Very nice and simple!


----------



## sherizard (Jul 11, 2011)

DaFishMan said:


> Really like the setup
> 
> I agree with trance, any co2 is better then none. In my first 29g low light plant tank (1wpg) I added a hagen unit. It made huge difference and was also able to carry some higher requirement plants that wouldn't have made it otherwise. The harder plants didn't 'prosper', but they lived a long time and looked healthy. You just reminded me I have to dig that unit up for my 25g.

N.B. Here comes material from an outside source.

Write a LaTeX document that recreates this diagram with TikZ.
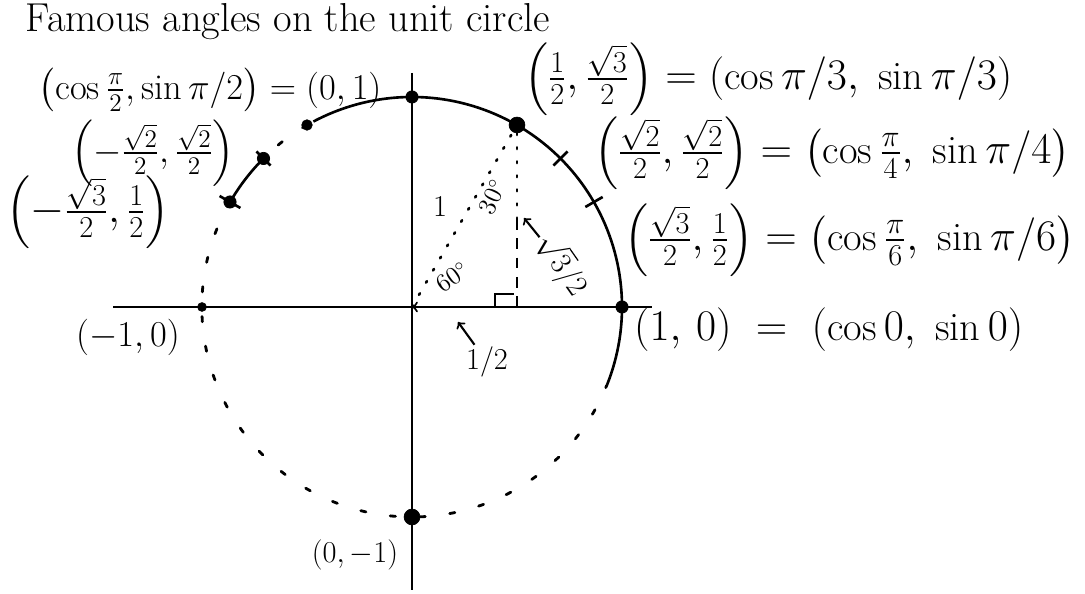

thank you! i think i'll wait a bit to see if i need to add some DIY CO2. so far the plants are growing and i've been dosing excel every other day. though, i've read somewhere that the higher the wattage/gallon the more CO2 is required. Depending on my budget, i'm sure the 33g will end up as a high tech tank in the end.


----------



## sherizard (Jul 11, 2011)

*another tank update*

So it's been a few weeks and i've added more plants to my 33g and upped the lighting by buying a dual lamp aquatic life T5 HO. Hopefully, the plants grow out and I get to have dense looking tank.  That dinky 24inch T8 bulb was not cutting it for me.

No CO2 as of yet, though, just been dosing Excel daily.









The amazon sword has sprouted a bunch of leaves before i upgraded the lighting so that was kinda exciting. Also, the java moss is starting to fill in.



















I want to add amano shrimps in this tank however i have lots of tetras and I'm worried that they may not be compatible. Would it be okay or not? Suggestions are welcome. Thanks in advance!


----------



## DaFishMan (Dec 19, 2006)

I had amanos with a number of small fish fish they're pretty good at holding their own. They will need hiding spots the fish cannot get in for when they molt.


----------



## tranceaddict (Apr 3, 2011)

nice tank bud


----------



## jimmyjam (Nov 6, 2007)

looking solid.. me likey


----------



## sherizard (Jul 11, 2011)

thanks everyone for the comments... i actually added pressurized co2 to my 33g and the growth has been insane. the ruffled sword sprouted new leaves and got bigger and the tiger lotus sprouted a whole bunch of new leaves. very exciting stuff. i'll be posting pictuers soon.


----------



## sherizard (Jul 11, 2011)

oh.. and i forgot to metion the HC "cuba" melted. i'm not too sure why.. i mean i have good lighting and all and i'm also using co2.


----------